---------- Records for this exercise
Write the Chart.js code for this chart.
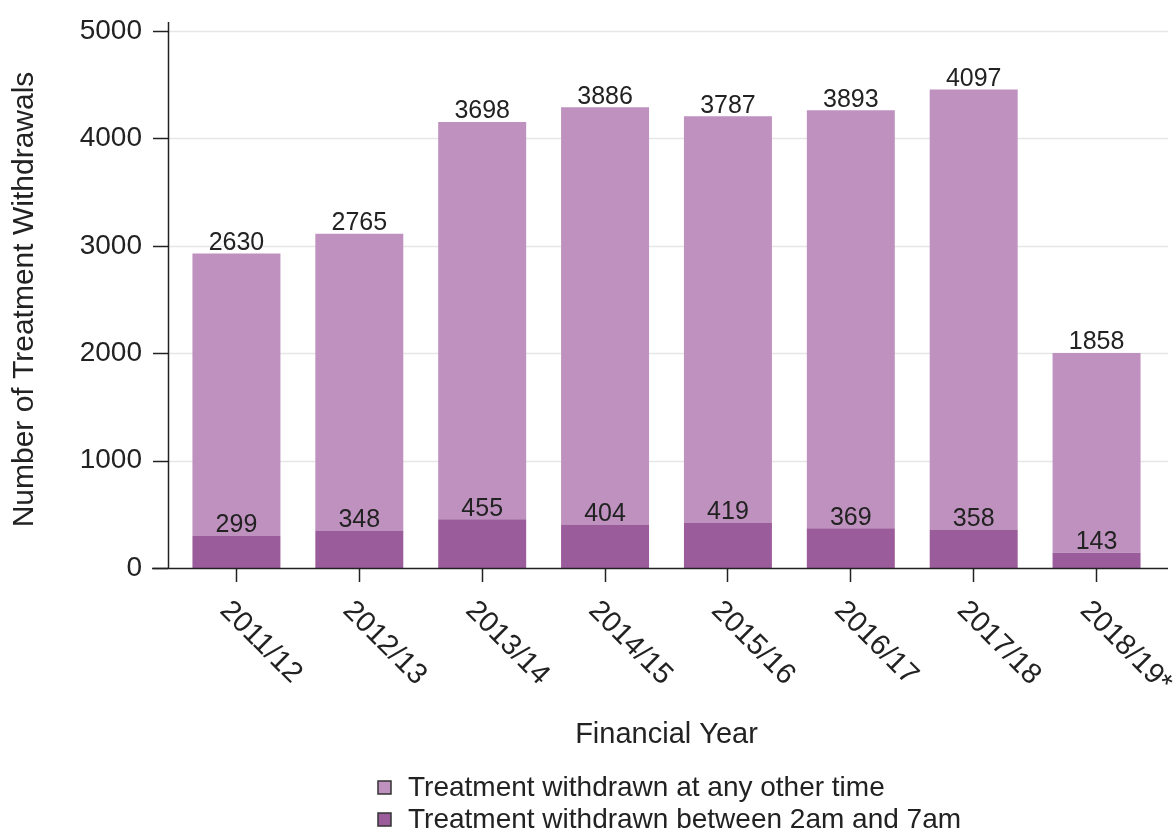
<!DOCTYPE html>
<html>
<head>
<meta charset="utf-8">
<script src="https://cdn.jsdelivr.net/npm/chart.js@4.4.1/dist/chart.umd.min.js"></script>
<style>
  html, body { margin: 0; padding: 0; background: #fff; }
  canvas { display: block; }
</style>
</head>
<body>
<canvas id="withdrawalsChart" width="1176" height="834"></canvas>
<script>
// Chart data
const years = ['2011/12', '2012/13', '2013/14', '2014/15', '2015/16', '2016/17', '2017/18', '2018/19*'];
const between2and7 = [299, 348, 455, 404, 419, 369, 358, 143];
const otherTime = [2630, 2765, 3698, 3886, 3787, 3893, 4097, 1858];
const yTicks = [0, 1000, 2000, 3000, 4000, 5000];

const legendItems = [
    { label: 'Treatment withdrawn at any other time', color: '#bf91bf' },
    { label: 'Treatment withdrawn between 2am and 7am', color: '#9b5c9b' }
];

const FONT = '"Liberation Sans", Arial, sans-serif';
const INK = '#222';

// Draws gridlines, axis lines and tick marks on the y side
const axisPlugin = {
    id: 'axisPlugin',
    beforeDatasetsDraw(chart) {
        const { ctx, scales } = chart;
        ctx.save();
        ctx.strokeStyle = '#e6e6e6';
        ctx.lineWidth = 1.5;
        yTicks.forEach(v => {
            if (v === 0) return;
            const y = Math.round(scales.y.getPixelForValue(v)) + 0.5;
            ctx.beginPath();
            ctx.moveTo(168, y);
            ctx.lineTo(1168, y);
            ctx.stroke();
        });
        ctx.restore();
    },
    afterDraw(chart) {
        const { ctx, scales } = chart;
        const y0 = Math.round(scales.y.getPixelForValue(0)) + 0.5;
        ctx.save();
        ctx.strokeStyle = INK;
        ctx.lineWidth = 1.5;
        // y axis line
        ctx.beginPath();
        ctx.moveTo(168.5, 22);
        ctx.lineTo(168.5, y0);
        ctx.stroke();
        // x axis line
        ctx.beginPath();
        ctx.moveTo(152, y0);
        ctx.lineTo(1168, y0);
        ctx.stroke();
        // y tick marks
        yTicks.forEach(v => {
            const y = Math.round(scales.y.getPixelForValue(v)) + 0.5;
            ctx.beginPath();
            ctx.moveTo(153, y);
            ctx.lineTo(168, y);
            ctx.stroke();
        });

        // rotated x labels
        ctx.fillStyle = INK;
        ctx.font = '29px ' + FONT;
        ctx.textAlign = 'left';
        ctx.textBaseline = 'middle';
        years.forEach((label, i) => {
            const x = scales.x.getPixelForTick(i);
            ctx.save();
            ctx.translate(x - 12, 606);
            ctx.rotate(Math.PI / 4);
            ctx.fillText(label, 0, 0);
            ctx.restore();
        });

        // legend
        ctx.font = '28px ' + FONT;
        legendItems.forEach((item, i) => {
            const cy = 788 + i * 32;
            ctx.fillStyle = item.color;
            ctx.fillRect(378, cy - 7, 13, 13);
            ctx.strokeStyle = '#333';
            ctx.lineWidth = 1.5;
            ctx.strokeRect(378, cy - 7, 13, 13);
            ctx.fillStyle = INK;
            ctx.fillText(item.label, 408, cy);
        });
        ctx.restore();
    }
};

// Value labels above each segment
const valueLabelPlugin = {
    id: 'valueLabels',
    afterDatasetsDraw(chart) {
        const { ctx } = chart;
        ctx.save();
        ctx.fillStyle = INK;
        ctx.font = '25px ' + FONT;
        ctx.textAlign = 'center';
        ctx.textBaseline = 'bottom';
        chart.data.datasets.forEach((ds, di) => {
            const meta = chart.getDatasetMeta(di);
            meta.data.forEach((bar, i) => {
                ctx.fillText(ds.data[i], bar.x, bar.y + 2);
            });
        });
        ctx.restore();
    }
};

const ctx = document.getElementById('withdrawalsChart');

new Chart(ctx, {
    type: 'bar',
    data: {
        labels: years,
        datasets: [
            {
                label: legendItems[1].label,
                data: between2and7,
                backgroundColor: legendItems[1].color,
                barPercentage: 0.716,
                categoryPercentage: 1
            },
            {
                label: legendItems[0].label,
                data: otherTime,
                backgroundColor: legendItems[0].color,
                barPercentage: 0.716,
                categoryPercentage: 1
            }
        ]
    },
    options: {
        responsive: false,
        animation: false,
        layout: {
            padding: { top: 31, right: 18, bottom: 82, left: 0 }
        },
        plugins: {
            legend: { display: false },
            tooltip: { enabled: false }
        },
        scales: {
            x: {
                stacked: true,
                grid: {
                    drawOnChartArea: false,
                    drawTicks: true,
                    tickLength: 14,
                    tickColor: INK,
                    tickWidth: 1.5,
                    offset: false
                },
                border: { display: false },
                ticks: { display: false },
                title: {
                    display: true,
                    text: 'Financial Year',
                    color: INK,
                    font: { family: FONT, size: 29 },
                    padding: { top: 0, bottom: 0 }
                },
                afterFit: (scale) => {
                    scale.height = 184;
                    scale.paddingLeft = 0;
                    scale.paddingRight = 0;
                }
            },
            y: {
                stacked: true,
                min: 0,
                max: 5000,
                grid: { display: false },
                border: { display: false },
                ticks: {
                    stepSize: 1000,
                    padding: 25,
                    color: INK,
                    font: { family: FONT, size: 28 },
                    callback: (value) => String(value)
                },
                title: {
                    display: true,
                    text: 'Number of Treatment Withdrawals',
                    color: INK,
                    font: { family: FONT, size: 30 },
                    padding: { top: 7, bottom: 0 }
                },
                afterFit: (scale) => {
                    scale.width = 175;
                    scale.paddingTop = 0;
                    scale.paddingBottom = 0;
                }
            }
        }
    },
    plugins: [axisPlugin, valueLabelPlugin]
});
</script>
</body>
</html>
--------------------
---------- Records for this exercise
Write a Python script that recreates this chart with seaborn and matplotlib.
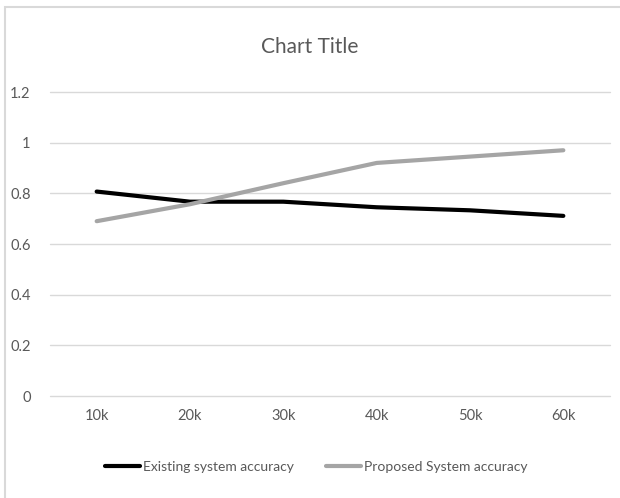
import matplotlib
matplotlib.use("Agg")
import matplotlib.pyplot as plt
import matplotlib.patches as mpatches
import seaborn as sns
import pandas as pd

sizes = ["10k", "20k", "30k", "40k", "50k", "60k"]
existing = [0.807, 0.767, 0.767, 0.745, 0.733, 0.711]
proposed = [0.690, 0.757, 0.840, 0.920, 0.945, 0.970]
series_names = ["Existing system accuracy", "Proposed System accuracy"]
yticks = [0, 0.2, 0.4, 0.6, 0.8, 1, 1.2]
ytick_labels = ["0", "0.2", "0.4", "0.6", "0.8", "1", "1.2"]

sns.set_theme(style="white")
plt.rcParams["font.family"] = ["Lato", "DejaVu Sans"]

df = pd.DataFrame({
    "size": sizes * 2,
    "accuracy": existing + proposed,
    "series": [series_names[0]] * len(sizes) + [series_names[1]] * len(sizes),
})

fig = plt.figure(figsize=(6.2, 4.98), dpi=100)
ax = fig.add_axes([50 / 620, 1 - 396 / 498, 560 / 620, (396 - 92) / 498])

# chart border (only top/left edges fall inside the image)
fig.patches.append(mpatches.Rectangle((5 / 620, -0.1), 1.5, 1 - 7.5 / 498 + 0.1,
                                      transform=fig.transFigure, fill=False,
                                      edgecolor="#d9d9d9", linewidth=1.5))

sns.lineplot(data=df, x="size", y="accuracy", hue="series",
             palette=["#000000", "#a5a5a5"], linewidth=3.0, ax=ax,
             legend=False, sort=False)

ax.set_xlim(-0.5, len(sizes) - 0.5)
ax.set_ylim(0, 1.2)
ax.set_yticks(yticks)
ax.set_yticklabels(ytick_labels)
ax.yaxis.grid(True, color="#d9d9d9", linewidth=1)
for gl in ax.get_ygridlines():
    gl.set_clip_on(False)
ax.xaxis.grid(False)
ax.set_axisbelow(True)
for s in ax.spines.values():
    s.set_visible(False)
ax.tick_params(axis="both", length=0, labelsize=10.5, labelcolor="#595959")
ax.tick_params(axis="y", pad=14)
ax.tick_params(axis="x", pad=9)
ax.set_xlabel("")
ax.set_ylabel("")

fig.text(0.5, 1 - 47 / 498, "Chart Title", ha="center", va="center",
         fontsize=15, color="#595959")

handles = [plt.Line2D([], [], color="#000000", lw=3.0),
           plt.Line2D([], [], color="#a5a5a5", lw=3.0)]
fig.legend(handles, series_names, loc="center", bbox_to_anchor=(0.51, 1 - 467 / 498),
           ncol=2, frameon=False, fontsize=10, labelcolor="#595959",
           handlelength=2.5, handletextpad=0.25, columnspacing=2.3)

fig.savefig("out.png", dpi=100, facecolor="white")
--------------------
▶ [Job] Using the entries above, extract exactly the lines from the one that contains "Write the Chart.js code for this chart." through the one that contains "const yTicks = [0, 1000, 2000, 3000, 4000, 5000];". Do not carry over any pictures.

▶ [Response]
Write the Chart.js code for this chart.
<!DOCTYPE html>
<html>
<head>
<meta charset="utf-8">
<script src="https://cdn.jsdelivr.net/npm/chart.js@4.4.1/dist/chart.umd.min.js"></script>
<style>
  html, body { margin: 0; padding: 0; background: #fff; }
  canvas { display: block; }
</style>
</head>
<body>
<canvas id="withdrawalsChart" width="1176" height="834"></canvas>
<script>
// Chart data
const years = ['2011/12', '2012/13', '2013/14', '2014/15', '2015/16', '2016/17', '2017/18', '2018/19*'];
const between2and7 = [299, 348, 455, 404, 419, 369, 358, 143];
const otherTime = [2630, 2765, 3698, 3886, 3787, 3893, 4097, 1858];
const yTicks = [0, 1000, 2000, 3000, 4000, 5000];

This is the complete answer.